His first impressions of Auschwitz are how thin the inmates are, “skeletons wobbling along in striped sackcloth uniforms”. Everything happens at disorienting speed. Life-changing choices have to be made in an instant: walk ten kilometres uphill or go by truck? Those who walk are fit enough to work. Those who go by truck are gassed. Other inmates tell the new arrivals to hand over their last food. “Morons, you’ll turn in everything at the showers, anyway.”

Debreczeni was only briefly in Auschwitz. He then worked in three separate subcamps in “the land of Auschwitz” where slave labourers were worked to death. Debreczeni brilliantly describes the brutality of this world. First, there’s the hierarchy among the inmates, those entitled to better soap, better clothes, the opportunity to steal, including gold teeth from corpses, which can be traded for food. They even get separate soup. “With meat. They get more bread; they get coffee; they get cigarettes. Clothes, shoes, money. They don’t work 14 hours a day.”
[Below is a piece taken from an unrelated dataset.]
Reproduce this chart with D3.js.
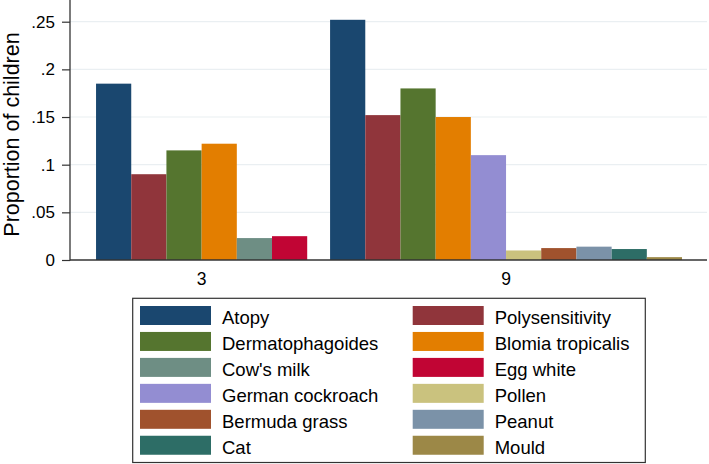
<!DOCTYPE html>
<html>
<head>
<meta charset="utf-8">
<script src="https://cdn.jsdelivr.net/npm/d3@7/dist/d3.min.js"></script>
<style>
  html, body { margin: 0; padding: 0; background: #fff; }
  svg { display: block; }
  text { font-family: "Liberation Sans", Arial, Helvetica, sans-serif; fill: #000; }
</style>
</head>
<body>
<svg id="chart" width="709" height="464"></svg>
<script>
// ---- data ----
const groups = ["3", "9"];
const series = ["Atopy", "Polysensitivity", "Dermatophagoides", "Blomia tropicalis",
  "Cow's milk", "Egg white", "German cockroach", "Pollen", "Bermuda grass", "Peanut", "Cat", "Mould"];
const colors = ["#1a476f", "#90353b", "#55752f", "#e37e00", "#6e8e84", "#c10534",
  "#938dd2", "#cac27e", "#a0522d", "#7b92a8", "#2d6d66", "#9c8847"];
const valuesAge3 = [0.185, 0.090, 0.115, 0.122, 0.023, 0.025, null, null, null, null, null, null];
const valuesAge9 = [0.252, 0.152, 0.180, 0.150, null, null, 0.110, 0.010, 0.0125, 0.014, 0.0115, 0.003];
const yTickValues = [0, 0.05, 0.10, 0.15, 0.20, 0.25];
const yTickLabels = ["0", ".05", ".1", ".15", ".2", ".25"];
const yTitle = "Proportion of children";

// ---- layout ----
const svg = d3.select("#chart");
const plot = { left: 70, right: 707, top: 0, bottom: 260 };
const gapLeft = 0.74, gapMid = 0.65, gapRight = 0.71;

const groupValues = [valuesAge3, valuesAge9];
const groupBars = groupValues.map(vals =>
  vals.map((v, i) => ({ series: i, value: v })).filter(d => d.value !== null));

// build bars in slot units
let cursor = gapLeft;
const bars = [];
const groupCenters = [];
groupBars.forEach((gb, gi) => {
  const start = cursor;
  gb.forEach(d => { bars.push({ ...d, group: gi, slot: cursor }); cursor += 1; });
  groupCenters.push((start + cursor) / 2);
  cursor += (gi < groupBars.length - 1) ? gapMid : gapRight;
});
const totalUnits = cursor;

const x = d3.scaleLinear().domain([0, totalUnits]).range([plot.left, plot.right]);
const y = d3.scaleLinear().domain([0, 0.25]).range([260, 21.7]);

// grid lines
svg.append("g").selectAll("line").data(yTickValues.filter(v => v > 0)).join("line")
  .attr("x1", plot.left).attr("x2", plot.right)
  .attr("y1", d => y(d)).attr("y2", d => y(d))
  .attr("stroke", "#eaeff2").attr("stroke-width", 1.2);

// bars
svg.append("g").selectAll("rect").data(bars).join("rect")
  .attr("x", d => x(d.slot))
  .attr("width", d => x(d.slot + 1) - x(d.slot))
  .attr("y", d => y(d.value))
  .attr("height", d => y(0) - y(d.value))
  .attr("fill", d => colors[d.series]);

// y axis
const yAxis = d3.axisLeft(y).tickValues(yTickValues)
  .tickFormat((d, i) => yTickLabels[i]).tickSize(8).tickPadding(7);
const gy = svg.append("g").attr("transform", `translate(${plot.left},0)`).call(yAxis);
gy.select(".domain").remove();
gy.selectAll(".tick line").attr("stroke", "#333").attr("stroke-width", 1.2);
gy.selectAll(".tick text").style("font-size", "17px").attr("fill", "#000")
  .style("font-family", "'Liberation Sans', Arial, sans-serif");
svg.append("line").attr("x1", plot.left).attr("x2", plot.left)
  .attr("y1", 0).attr("y2", y(0) + 0.6).attr("stroke", "#333").attr("stroke-width", 1.3);

// x axis
svg.append("line").attr("x1", plot.left).attr("x2", plot.right)
  .attr("y1", y(0)).attr("y2", y(0)).attr("stroke", "#333").attr("stroke-width", 1.4);
svg.append("g").selectAll("text").data(groups).join("text")
  .attr("x", (d, i) => x(groupCenters[i]))
  .attr("y", 284.5)
  .attr("text-anchor", "middle")
  .style("font-size", "17.5px")
  .text(d => d);

// y title
svg.append("text")
  .attr("transform", "translate(18.5,134.5) rotate(-90)")
  .attr("text-anchor", "middle")
  .style("font-size", "21.5px")
  .text(yTitle);

// legend
const legend = svg.append("g");
legend.append("rect").attr("x", 132.7).attr("y", 298.3).attr("width", 512.6).attr("height", 164.2)
  .attr("fill", "#fff").attr("stroke", "#333").attr("stroke-width", 1.2);
const colX = [140, 412.7];
const rowY0 = 306, rowPitch = 25.95;
const items = legend.selectAll("g.item").data(series).join("g").attr("class", "item")
  .attr("transform", (d, i) => `translate(${colX[i % 2]},${rowY0 + Math.floor(i / 2) * rowPitch})`);
items.append("rect").attr("width", 71).attr("height", 19).attr("fill", (d, i) => colors[i]);
items.append("text").attr("x", 82).attr("y", 18.2).style("font-size", "18.5px").text(d => d);
</script>
</body>
</html>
There isn’t just one kind of kapo. There are those working for the private companies who run the sub-camps, with the company name on their armbands. There are those like the commander of the potato peelers, “the first among equals”, because “potatoes were life itself”. Then there were the other kitchen workers and, of course, the doctors and healthcare workers who had the power over who lives and who dies.

It is hard to tell which is worse: the backbreaking labour, the ever-present threat of disease (typhus and dysentery are the worst killers), the hunger or the cruelty. One SS sergeant sentences a prisoner to be beaten 50 times, until there is just a “motionless mass”. Another officer, “Half Arm”, shoots a good worker just because he can. ‘”A little demonstration,” he says. “’An example of how even the best Jew must croak.”’ The details of camp life are terrifying. Soon, most prisoners “want nothing more than fewer lice, fewer beatings, and more swill”.

Lice and body fluids are everywhere. “Our blankets are swarming with silvery-glistening colonies of larvae.” There is no sanitation. “Bouts of diarrhea afflict some men 20 times a day.” “Everyone has diarrhea. Hence the horrid yellow streams along the rows of beds.” A young rabbi lies dying, desperate for a last piece of bread. “Bread… I… my insides… are bursting…” These are his last words.

Debreczeni has a journalist’s eye for the telling human detail, how quickly people are dehumanized. One inmate introduces himself: “My name was Farkas. Dr. Farkas.” “Was” is the crucial word. In the bathhouse they’re told to “Open your snouts.” “We understood all too well: not mouths, but snouts.”

Cold Crematorium is an unforgettable evocation of “the Land of Auschwitz”. As liberation approaches, the last survivors see Germans fleeing from the Russians. All they can think is that these people inhabited an unimaginably different world. “They are the Martians of the universe beyond the barbed wire.”